Anamuhalefet Partisi liderini bir mafya unsuru tehdit ediyor ama Türk milliyetçiliğinin siyasi organizasyonu diye tanımlanan bir siyasi partinin lideri de benim dava arkadaşım diyor, bu daha vahimdir. Adalet Bakanı reform dedi arkasından Sayın Erdoğan Hem ekonomide hem yargıda reforma evet dedi. Sonra Sayın Kılıçdaroğlu tehdit edildi Sayın Bahçeli dava arkadaşım dedi. Ben de o zaman şöyle demiştim kızım sana söylüyorum gelinim sen işit. Ondan sonra reform meform hadi bakalım denildi. Bir de üç gün sonra Sayın Erdoğan rencide oldu, balon uçtu bakıldı ve rencide olundu. Dış politikaya bağlı olarak Trump kazanır denildi Trump gidiyor Biden geliyor. İlişkiler kurumsal olsaydı kimin geldiği Türkiye’yi etkilemez oraya çiçekler atıldığını görüyorum. Sayın Erdoğan ne dedi Biden’in benim evime gelmişliği var, dostluklar hatırlatılıyor. AB ne yaptı? Sayın Erdoğan’a hodri meydan dediler.”

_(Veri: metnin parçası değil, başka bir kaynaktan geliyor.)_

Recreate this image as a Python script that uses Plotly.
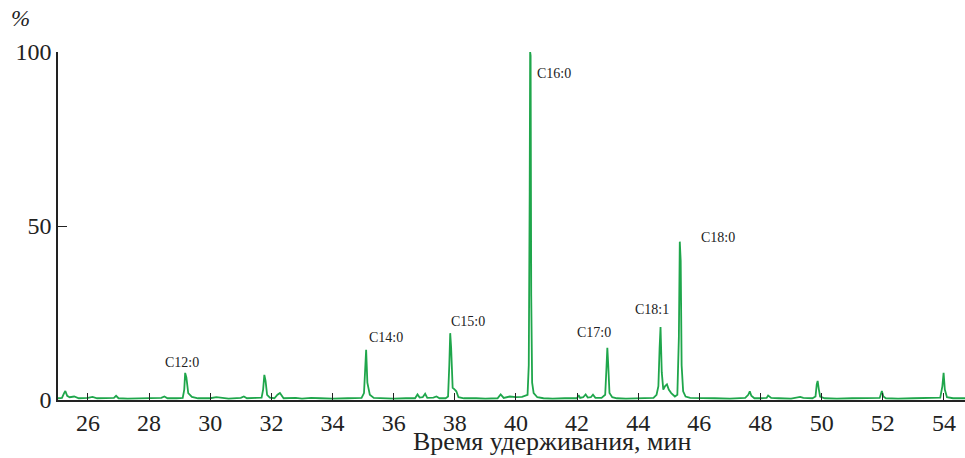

“BU SİSTEM TÜRKİYE’Yİ TAŞIYAMIYOR”
“Bu sistem Türkiye’yi taşıyamıyor. Eğitimi yok etti, ekonomiyi bu hale getirdi, gençleri işsiz bıraktı, yargı olmadığı için demokrasi olmadığı için ekonomiyi bu hale getirdi. Konuşmamız gereken ekonomi, yargı, hukuk ve eğitim olmak zorunda. Eylemler ve tutumlar üzerinden çok ciddi eleştiriler yaptığımız için as, kes kısmında göremiyor seçmen bizi. Libya’ya asker gönderme konusunda üç gün çalıştık ve hayır oyu verdik. Biz Libya’ya asker gönderilmesine hayır oyu verdik. Bizim çağırıldığımız yerlerde ağırlıklı konuşulan konular ciddi konular değil. Siz HDP ile Anayasa yaptınız mı? Buğra Kavuncu fetöcümü? Sayın Erdoğan’a göz mü kırpıyorsunuz? AK Parti kurucusu bir insanım, ayrılıyorum ama neden sorusunu kimse bana sormadı. Ben de sorulmayan soruya cevap vermedim. Onları gagalamadım. Demek ki, ben ilke insanıyım oradan ayrıldım 2015’te Bana Başbakan yardımcılığı teklif edildi istesem giderdim. Niye bu kadar uğraşayım. İlk defa ben aldıklarımı ödüyorum. Onun için çok hesap kitap yapmıyorum ne sandalye hesabı var ne de başka bir hesap kitap var sadece milletimiz nefes alsın istiyorum.”